Exercise details: Identify each line below that contains the word "matplotlib", and copy it out.

....................

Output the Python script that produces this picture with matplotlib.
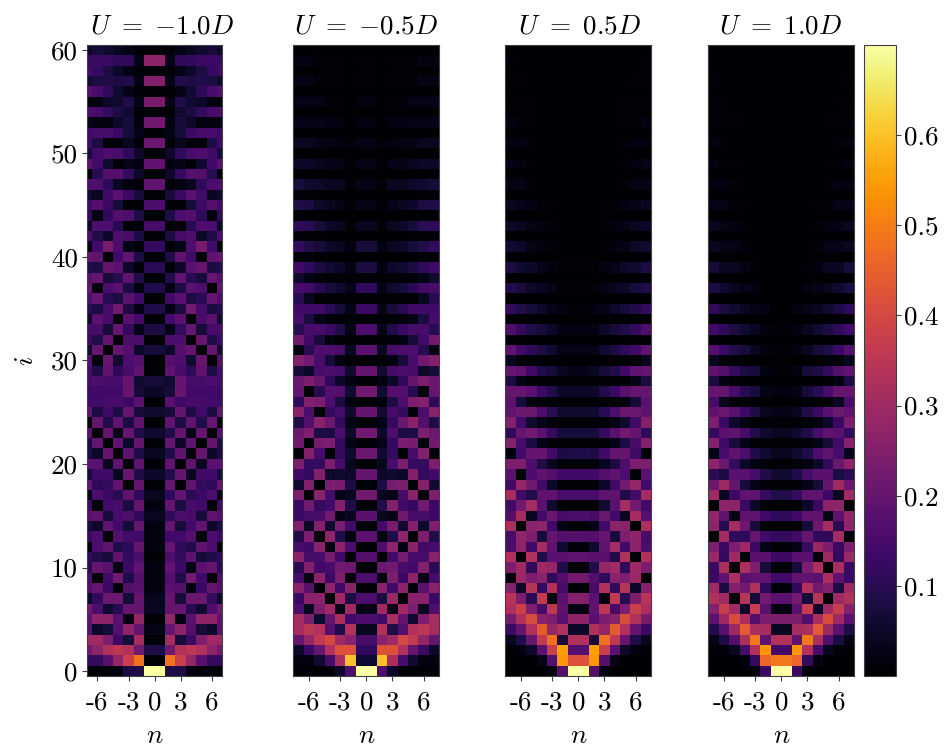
import numpy as np
import matplotlib
matplotlib.use("Agg")
import matplotlib.pyplot as plt

plt.rcParams['font.family'] = ['cmr10', 'DejaVu Sans']
plt.rcParams['mathtext.fontset'] = 'cm'
plt.rcParams['axes.unicode_minus'] = False
plt.rcParams['axes.formatter.use_mathtext'] = True

# Values in hundredths, rows i = 0..60; each row runs from the outer column to the centre
# (the maps are mirror symmetric about n = 0)
u_m10 = [
 [1,1,1,2,8,9,70],[12,12,18,28,38,48,1],[22,27,33,35,33,22,9],[30,30,24,13,7,31,1],[18,5,7,17,27,20,3],
 [19,27,27,18,2,28,1],[22,16,6,10,20,20,4],[5,12,21,21,7,20,4],[17,20,13,1,17,18,2],[16,0,14,22,9,17,2],
 [10,20,18,2,13,19,2],[11,9,7,19,12,16,1],[0,16,19,9,11,20,2],[13,16,1,17,14,14,2],[8,5,19,14,7,20,2],
 [17,19,7,15,16,11,4],[14,1,14,15,8,20,2],[3,16,13,10,19,11,4],[20,11,12,19,1,20,1],[7,14,14,4,20,9,5],
 [18,18,4,19,1,19,1],[8,5,20,1,19,9,4],[8,20,1,19,5,20,1],[18,1,20,3,20,9,6],[1,20,9,19,8,19,1],
 [20,8,14,8,20,7,6],[14,14,15,15,13,18,1],[13,14,14,14,20,7,5],[15,16,15,15,20,6,7],[15,9,19,11,15,19,1],
 [17,1,20,6,16,17,1],[6,20,1,20,17,5,7],[13,9,20,1,16,16,1],[15,15,7,20,12,3,8],[6,18,15,1,18,14,1],
 [10,8,15,22,8,2,9],[16,20,10,8,18,14,1],[20,1,16,18,8,2,9],[17,20,7,10,19,9,1],[9,8,20,18,5,1,10],
 [20,19,1,14,19,8,1],[1,14,23,16,3,1,12],[16,9,5,16,15,8,1],[5,16,16,10,1,1,15],[12,2,11,17,16,8,1],
 [14,17,13,7,1,1,16],[6,4,14,18,13,7,1],[16,16,11,4,2,1,19],[0,10,17,17,12,5,1],[18,14,6,1,3,2,19],
 [7,14,16,15,11,5,1],[14,8,1,1,4,1,21],[14,15,15,13,7,3,1],[3,2,2,5,7,2,22],[16,15,12,8,6,1,1],
 [1,2,5,6,9,3,23],[17,15,11,6,3,1,1],[6,8,9,8,9,3,25],[14,12,8,5,3,1,1],[12,13,13,11,11,3,27],
 [5,7,6,4,3,1,1],
]
u_m05 = [
 [1,1,1,1,5,16,70],[2,2,6,15,32,60,6],[5,13,20,33,42,42,11],[20,28,36,40,30,26,15],[31,35,33,17,9,33,4],
 [31,24,6,20,32,14,16],[16,4,24,30,3,30,3],[13,26,26,1,29,8,16],[26,18,1,27,14,26,1],[15,3,27,13,24,1,16],
 [10,25,14,15,22,21,1],[26,15,15,23,14,1,17],[15,14,26,2,27,16,1],[9,24,1,27,9,2,18],[24,5,25,6,23,14,1],
 [13,15,15,22,3,4,18],[13,22,12,14,25,9,1],[24,1,26,15,3,4,22],[6,25,1,24,23,8,1],[14,12,25,5,6,5,20],
 [24,12,12,24,15,4,1],[1,25,15,1,12,6,21],[22,1,23,24,12,3,1],[21,24,8,8,16,5,22],[9,17,26,21,12,3,1],
 [26,16,1,12,15,6,20],[11,25,24,16,8,2,1],[20,1,10,17,17,6,22],[21,24,20,11,5,2,1],[7,5,15,16,15,6,20],
 [25,22,15,7,2,1,1],[2,10,16,16,15,4,18],[22,14,7,2,1,1,1],[10,15,15,13,9,3,16],[15,8,3,1,1,1,1],
 [14,14,14,10,7,3,13],[10,4,1,1,1,1,1],[15,14,10,7,6,3,11],[6,3,1,1,1,1,1],[14,11,8,6,5,2,8],
 [1,1,0,0,0,0,0],[12,9,7,5,4,2,7],[1,1,1,0,0,0,0],[11,10,7,5,4,1,4],[0,0,0,0,0,0,0],
 [9,8,5,4,3,1,3],[1,1,0,0,0,0,0],[7,6,5,4,4,1,3],[0,0,0,0,0,0,0],[5,5,4,3,3,1,3],
 [0,0,0,0,0,0,0],[4,4,3,3,2,1,3],[0,0,0,0,0,0,0],[3,3,3,2,2,0,2],[0,0,0,0,0,0,0],
 [3,3,3,1,1,0,2],[0,0,0,0,0,0,0],[3,3,1,1,1,0,1],[0,0,0,0,0,0,0],[2,2,1,1,1,0,1],
 [0,0,0,0,0,0,0],
]
u_p05 = [
 [0,0,0,0,2,17,70],[0,0,0,3,17,54,42],[1,2,5,18,38,55,17],[4,9,20,36,48,7,33],[13,20,33,44,28,33,5],
 [23,33,41,26,24,18,27],[32,38,24,15,35,19,2],[34,24,10,36,2,18,25],[25,5,34,12,33,15,1],[0,29,24,26,11,17,22],
 [24,30,11,30,28,9,1],[33,1,33,9,18,18,19],[16,27,14,31,19,6,1],[15,27,24,7,20,17,17],[32,0,26,27,14,3,1],
 [17,31,4,14,21,15,16],[14,22,31,18,6,1,1],[31,14,9,19,19,15,15],[14,28,22,14,5,1,1],[18,1,16,19,17,14,14],
 [24,24,16,8,4,1,1],[1,14,20,20,14,8,9],[25,15,8,3,1,1,1],[11,20,22,18,12,7,7],[25,14,6,3,1,1,1],
 [19,21,21,16,10,6,6],[18,7,2,1,1,1,1],[20,20,18,13,9,5,5],[8,3,1,1,1,1,1],[20,19,14,9,7,4,3],
 [4,1,1,0,0,0,0],[19,14,11,8,6,3,3],[1,1,0,0,0,0,0],[16,12,9,7,5,2,2],[0,0,0,0,0,0,0],
 [12,9,7,5,3,2,1],[0,0,0,0,0,0,0],[9,7,5,4,3,1,1],[0,0,0,0,0,0,0],[8,6,5,3,2,1,1],
 [0,0,0,0,0,0,0],[6,5,3,2,1,0,0],[0,0,0,0,0,0,0],[5,4,3,2,1,0,0],[0,0,0,0,0,0,0],
 [4,3,2,1,1,0,0],[0,0,0,0,0,0,0],[3,3,1,0,0,0,0],[0,0,0,0,0,0,0],[3,2,1,0,0,0,0],
 [0,0,0,0,0,0,0],[2,2,1,0,0,0,0],[0,0,0,0,0,0,0],[2,1,1,0,0,0,0],[0,0,0,0,0,0,0],
 [1,1,1,0,0,0,0],[0,0,0,0,0,0,0],[1,1,0,0,0,0,0],[0,0,0,0,0,0,0],[1,0,0,0,0,0,0],
 [0,0,0,0,0,0,0],
]
u_p10 = [
 [0,0,0,0,1,13,70],[0,0,0,2,12,46,49],[1,1,4,15,33,54,14],[3,8,17,32,49,19,33],[9,18,30,44,32,31,4],
 [18,30,41,32,17,24,24],[25,37,30,5,37,18,2],[33,30,1,34,7,22,18],[30,8,25,22,33,11,1],[13,19,32,18,19,19,14],
 [13,32,1,32,24,7,1],[29,12,30,1,18,18,13],[24,13,24,29,13,3,1],[1,31,11,11,20,14,12],[27,10,31,21,7,1,1],
 [28,19,3,19,19,14,11],[0,27,27,13,5,1,1],[30,4,13,19,19,12,9],[21,30,20,7,3,1,1],[10,8,18,18,15,9,6],
 [27,21,12,5,2,1,1],[3,15,19,16,9,6,4],[25,14,7,3,1,1,1],[12,18,19,15,9,6,4],[24,13,5,2,1,1,1],
 [19,21,18,13,9,4,3],[15,4,1,1,1,0,0],[20,20,15,10,7,3,2],[8,2,1,0,0,0,0],[19,17,12,8,7,2,1],
 [4,1,1,0,0,0,0],[17,13,9,7,4,2,1],[1,0,0,0,0,0,0],[14,11,8,6,4,2,1],[0,0,0,0,0,0,0],
 [11,8,6,4,3,2,0],[0,0,0,0,0,0,0],[8,6,4,3,2,0,0],[0,0,0,0,0,0,0],[7,4,4,2,1,0,0],
 [0,0,0,0,0,0,0],[4,3,3,1,0,0,0],[0,0,0,0,0,0,0],[4,3,2,1,0,0,0],[0,0,0,0,0,0,0],
 [3,3,1,1,0,0,0],[0,0,0,0,0,0,0],[2,2,1,0,0,0,0],[0,0,0,0,0,0,0],[2,1,1,0,0,0,0],
 [0,0,0,0,0,0,0],[2,1,0,0,0,0,0],[0,0,0,0,0,0,0],[1,1,1,0,0,0,0],[0,0,0,0,0,0,0],
 [1,1,0,0,0,0,0],[0,0,0,0,0,0,0],[1,0,0,0,0,0,0],[0,0,0,0,0,0,0],[0,0,0,0,0,0,0],
 [0,0,0,0,0,0,0],
]
titles = [r'$U\ =\ {-}1.0D$', r'$U\ =\ {-}0.5D$', r'$U\ =\ 0.5D$', r'$U\ =\ 1.0D$']
x_tick_labels = ['-6', '-3', '0', '3', '6']
y_ticks = [0, 10, 20, 30, 40, 50, 60]
cbar_ticks = [0.1, 0.2, 0.3, 0.4, 0.5, 0.6]

W, H = 949, 749
FS = 19.5
EDGE = '#404040'


def px_axes(fig, left, right, top, bottom):
    return fig.add_axes([left / W, 1 - bottom / H, (right - left) / W, (bottom - top) / H])


def full_map(half):
    a = np.array(half, dtype=float) / 100.0
    return np.hstack([a, a[:, -2::-1]])


# the n = 0 column is drawn two cells wide; others are one cell wide
x_edges = np.array([-7, -6, -5, -4, -3, -2, -1, 1, 2, 3, 4, 5, 6, 7], dtype=float)
y_edges = np.arange(62) - 0.5
x_ticks = [-5.5, -2.5, 0, 2.5, 5.5]

fig = plt.figure(figsize=(W / 100, H / 100), dpi=100)
boxes = [(87, 222.3, -6.5, 6.5, 0.558), (293.3, 439.3, -7, 7, 0.5), (505.3, 651.3, -7, 7, 0.51), (708.3, 854.3, -7, 7, 0.495)]
mesh = None
for k, (vals, title, box) in enumerate(zip([u_m10, u_m05, u_p05, u_p10], titles, boxes)):
    ax = px_axes(fig, box[0], box[1], 44.8, 676.2)
    mesh = ax.pcolormesh(x_edges, y_edges, full_map(vals), cmap='inferno', vmin=0, vmax=0.7)
    ax.set_xlim(box[2], box[3])
    ax.set_ylim(-0.5, 60.5)
    ax.set_xticks(x_ticks)
    ax.set_xticklabels(x_tick_labels, fontsize=FS)
    if k == 0:
        ax.set_yticks(y_ticks)
        ax.set_yticklabels([str(v) for v in y_ticks], fontsize=FS)
        ax.set_ylabel(r'$i$', fontsize=FS, labelpad=9)
    else:
        ax.set_yticks([])
    ax.set_xlabel(r'$n$', fontsize=FS, labelpad=7)
    ax.set_title(title, fontsize=FS, pad=8, x=box[4])
    ax.tick_params(length=3.5, width=0.8, color=EDGE, pad=3)
    ax.tick_params(axis='x', pad=7)
    for s in ax.spines.values():
        s.set_linewidth(0.8)
        s.set_color(EDGE)

cax = px_axes(fig, 864, 896, 44.8, 676.2)
cb = fig.colorbar(mesh, cax=cax)
cb.set_ticks(cbar_ticks)
cb.set_ticklabels(['%.1f' % v for v in cbar_ticks], fontsize=FS)
cb.ax.tick_params(length=3.5, width=0.8, color=EDGE, pad=2)
cb.outline.set_linewidth(0.8)
cb.outline.set_edgecolor(EDGE)

fig.savefig('out.png', dpi=100)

....................

Response for this exercise:
Output the Python script that produces this picture with matplotlib.
import matplotlib
matplotlib.use("Agg")
import matplotlib.pyplot as plt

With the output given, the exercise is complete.